Nous sommes venus en pèlerinage pour pouvoir sans cesse et sans honte continuer le chemin, parfois difficile, parfois lourd, car nous portons des sujets d’inquiétude qui sont importants. Laissons-nous réconcilier, croyant que le Père nous choisit, après nous avoir fait miséricorde ou en nous faisant miséricorde, et nous conduit lui-même à l’amour qui est Lui, à l’amour qui s’applique à nous et aux autres.

Alors nous serons sauvés en ayant part à sa vie. Pour comprendre cela, nous avons l’évangile que nous venons d’entendre. Jésus qui commente la Parole de Dieu, Jésus qui commente la lecture du prophète, qui dit : « L’Esprit du Seigneur est sur moi, il m’a envoyé porter la Bonne Nouvelle aux pauvres, annoncer aux captifs, la libération, aux aveugles qu’ils retrouveront la vue, remettre en liberté les opprimés, annoncer une année favorable accordée par le Seigneur. » Cette année accordée par le Seigneur, c’est cette année que nous vivons, année toute spéciale du jubilé de 2025, année du jubilé de l’espérance à l’invitation du pape. C’est plus exactement, comme dit Jésus pour terminer cette séquence de l’Évangile, cet aujourd’hui où s’accomplit ce passage de l’Écriture. Ce qui veut dire que nous avons part à la vie de Jésus qui nous entraîne avec lui. Nous avons part à sa vie en pratiquant ce qui est dit ici, c’est-à-dire en pratiquant la charité à l’égard de tous ceux qui sont plus en difficulté que nous-mêmes. En pratiquant la charité et en rencontrant nos frères, nous vivons déjà avec lui aujourd’hui.
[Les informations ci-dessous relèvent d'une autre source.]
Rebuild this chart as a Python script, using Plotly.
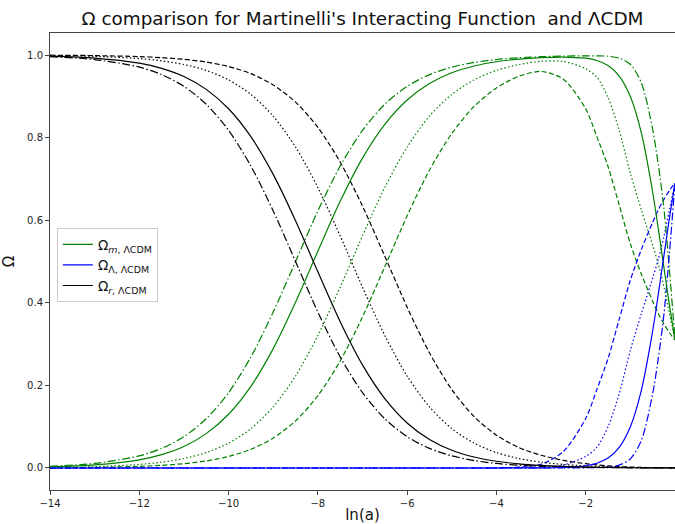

Aujourd’hui s’accomplit cette parole de l’Écriture, lorsque nous sommes remplis de charité pour ceux qui nous entourent.

Mais, aujourd’hui aussi, nous vivons ce temps de la rencontre avec le Seigneur, quand nous écoutons sa Parole : nos frères sont pour nous des sacrements de l’amour de Dieu » ; la parole que nous entendons et que nous partageons est sacrement de l’amour de Dieu, c’est-à-dire un signe véritable de cet amour et un signe qui réalise ce qu’il dit. Écouter la Parole de Dieu c’est se laisser réconcilier.

Aujourd’hui, chaque jour, nous vivons aussi dans la prière, et nous savons que par elle nous sommes à la rencontre du Seigneur et que nous avons part à la vie avec lui. Il est là avec nous, aujourd’hui. Aujourd’hui, nous savons que, quand nous recevons les sacrements, il est là, avec nous, comme une puissance agissante dans notre cœur, une puissance qui nous transforme, qui nous ouvre, qui reconnaît que nous sommes réconciliés, que nous sommes aimés, capables de marcher sur un chemin difficile.

La vie de l’Église est rythmée par la vie des sacrements et dans les sacrements. La vie de chacun d’entre nous est rythmée par la vie des sacrements en lui et la vie dans les sacrements. N’oublions pas - et croyons vraiment - que les sacrements sont pour nous des signes efficaces, qui nous transforment, signes de la présence du Christ qui nous permet de vivre avec lui.

« Aujourd’hui », c’est un mot très important de l’Évangile, de la révélation que nous avons reçue. Que ce temps de pèlerinage nous rappelle toujours que la rencontre du Seigneur se fait à chaque instant de nos vies.
Demandons au Seigneur de renforcer en nous cette assurance et de nous permettre de vivre mieux la rencontre des frères, l’écoute de la Parole de Dieu, la prière personnelle et individuelle mais aussi la prière commune et liturgique, et la vie à travers les dons des sacrements qui nous sont faits pour nous laisser transformer.

Que le Seigneur nous bénisse et nous garde.